Survey Led by Rosenbluth Sheds New Light on Women’s Issues in Workforce

April 10, 2017

A major Yale-coordinated survey released last month points to several factors affecting women’s careers around the world. Led by Frances Rosenbluth, together with two Ph.D. candidates, Gareth Nellis and Michael Weaver, Women in the Global Workforce was the second annual survey of the Global Network for Advanced Management.
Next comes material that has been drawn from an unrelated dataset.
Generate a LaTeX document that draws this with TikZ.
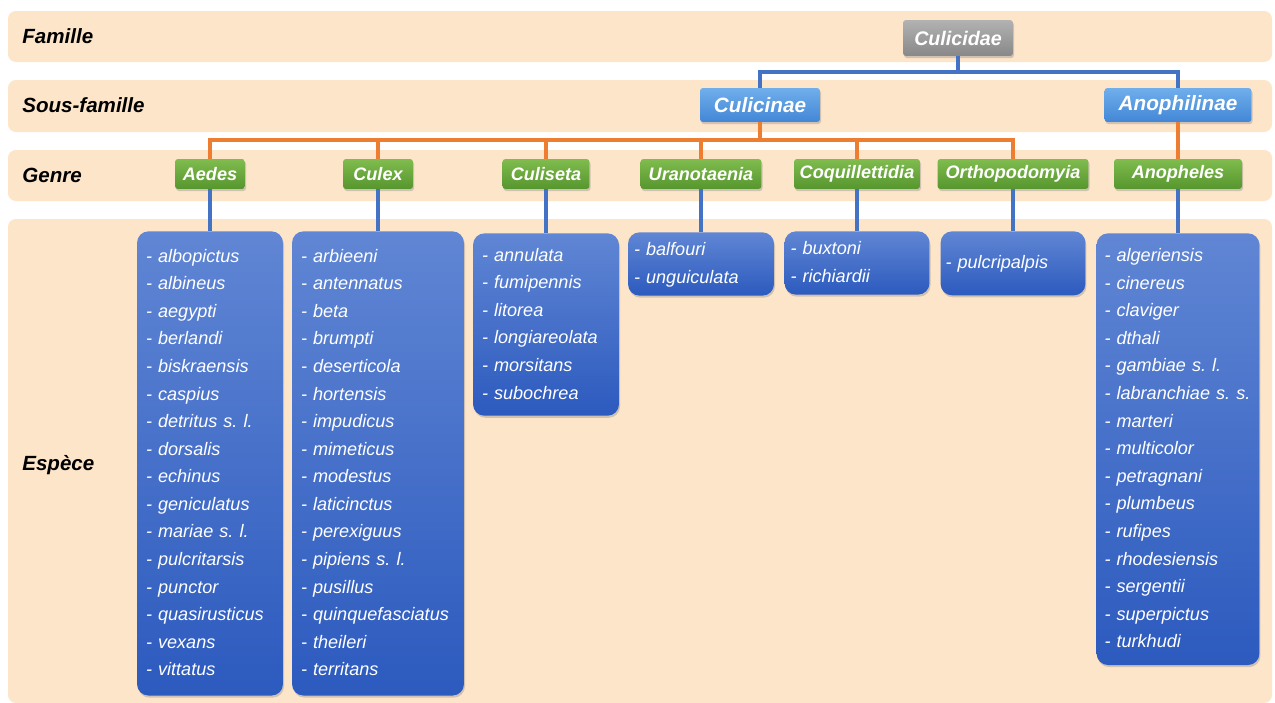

Its goal: to illuminate the driving forces behind continued underrepresentation of women in business leadership ranks.

During an interview in her office on Hillhouse Avenue, Rosenbluth (the Damon Wells Professor of Political Science and a member of the FAS faculty since 1994) explained that the survey—reaching nearly 5,000 respondents from more than 100 countries—provided an opportunity for inquiry that was “scientifically more robust” than would otherwise have been possible.

The survey participants comprised students and alumni from 28 business schools in the Global Network (of which the Yale School of Management is a founding member), and their responses showed that certain issues hindering women’s professional advancement are consistent independent of cultural or national background. As Elizabeth Wilkinson, associate director of global initiatives at the School of Management, described it, the survey “lets us look at the issue globally.”

On March 8, in a webinar simulcast to an audience in 43 countries, Rosenbluth took part in a panel—moderated by Della Bradshaw of the Financial Times and including faculty participants from three different continents—to discuss the outcomes. As Alan Gerber, FAS dean of social sciences and the Charles C. & Dorathea S. Dilley Professor of Political Science, noted, “It is always exciting when an exceptional member of our outstanding faculty collaborates with fellow scholars and shares her insights on the world stage. Frances Rosenbluth’s insightful research is of broad interest and her valuable work merits wide attention.”

There are, Rosenbluth said, “three key striking findings” from the survey data. First is the statistical discrimination that stems from imperfect measures of workplace productivity. When asked to compare hypothetical employees according to a given set of traits, survey respondents showed no bias based on gender. Yet they were 36 percent more likely to recommend for promotion an employee available to work around the clock. Time, as the saying, goes, is money. Because women, in most societies, are responsible for a larger share of household and family work, the expectation of availability at all hours “can be as starkly negative for women as if employers were biased against women,” the survey report states.

However, when presented with information on the candidates’ levels of productivity in their job performance, respondents no longer gave weight to off-hours availability. Round-the-clock access to an employee’s time is, as Rosenbluth describes it, a “noisy signal” often used as a proxy for productivity in the absence of better measures. This tendency, the report notes, is “costly not only to women, but also to men who may prefer a better career, family or work-life balance.”

Survey participants believed that assertive individuals (regardless of gender) are more likely to advance in their careers than those with more reserved personalities. This preference was universal, but the respondents’ views on assertiveness varied widely across cultures. This means that in many cases, according to the report, “professional women face a trade-off: the very characteristic that helps them at work may harm them in their social relationships.” Respondents also voiced a belief that senior management expects mothers to handle a disproportionate amount (65 percent) of child care duties—a perception that (whether accurate or not) can be harmful to women’s advancement while also pulling men back into stereotypical roles.

Although the findings do not yield immediate solutions to the problem of gender imbalance in the workforce, Rosenbluth said, they do indicate areas for further investigation and action. During the spring recess, she presented the initial research at a seminar series in Paris sponsored by the Organisation for Economic Co-operation and Development. Her talk, “Sex, Markets, and Power: Why Time is Money, and What to Do About It,” focused on the persistence of gender inequality in politics and economics and pointed to potential policy solutions that would incentivize firms to eliminate statistical discrimination.

Wilkinson, at the Yale School of Management, said that one goal of the annual Global Network survey is to help shape future programming for students. A webinar viewing party on campus (from which Rosenbluth participated in the live panel discussion) was well attended by students, who expressed interest in course topics that would help spur concrete action toward equal representation of women in the workforce. Meanwhile, together with Nellis and Weaver, Rosenbluth will use the data generated by the survey to produce an article for publication in an interdisciplinary outlet, likely at the intersection of politics, economics, sociology, and business—one that “will appreciate the innovative design and very strong findings” made possible by the survey method.

“Frances Rosenbluth has long been recognized—at and far beyond Yale—for her path-breaking research on the political economy of gender,” said FAS Dean Tamar Gendler, the Vincent J. Scully Professor of Philosophy and a professor of psychology and of cognitive science. “We can all look forward to following both the scholarly evolution and the applied impact of her current undertaking in this crucial area of investigation.”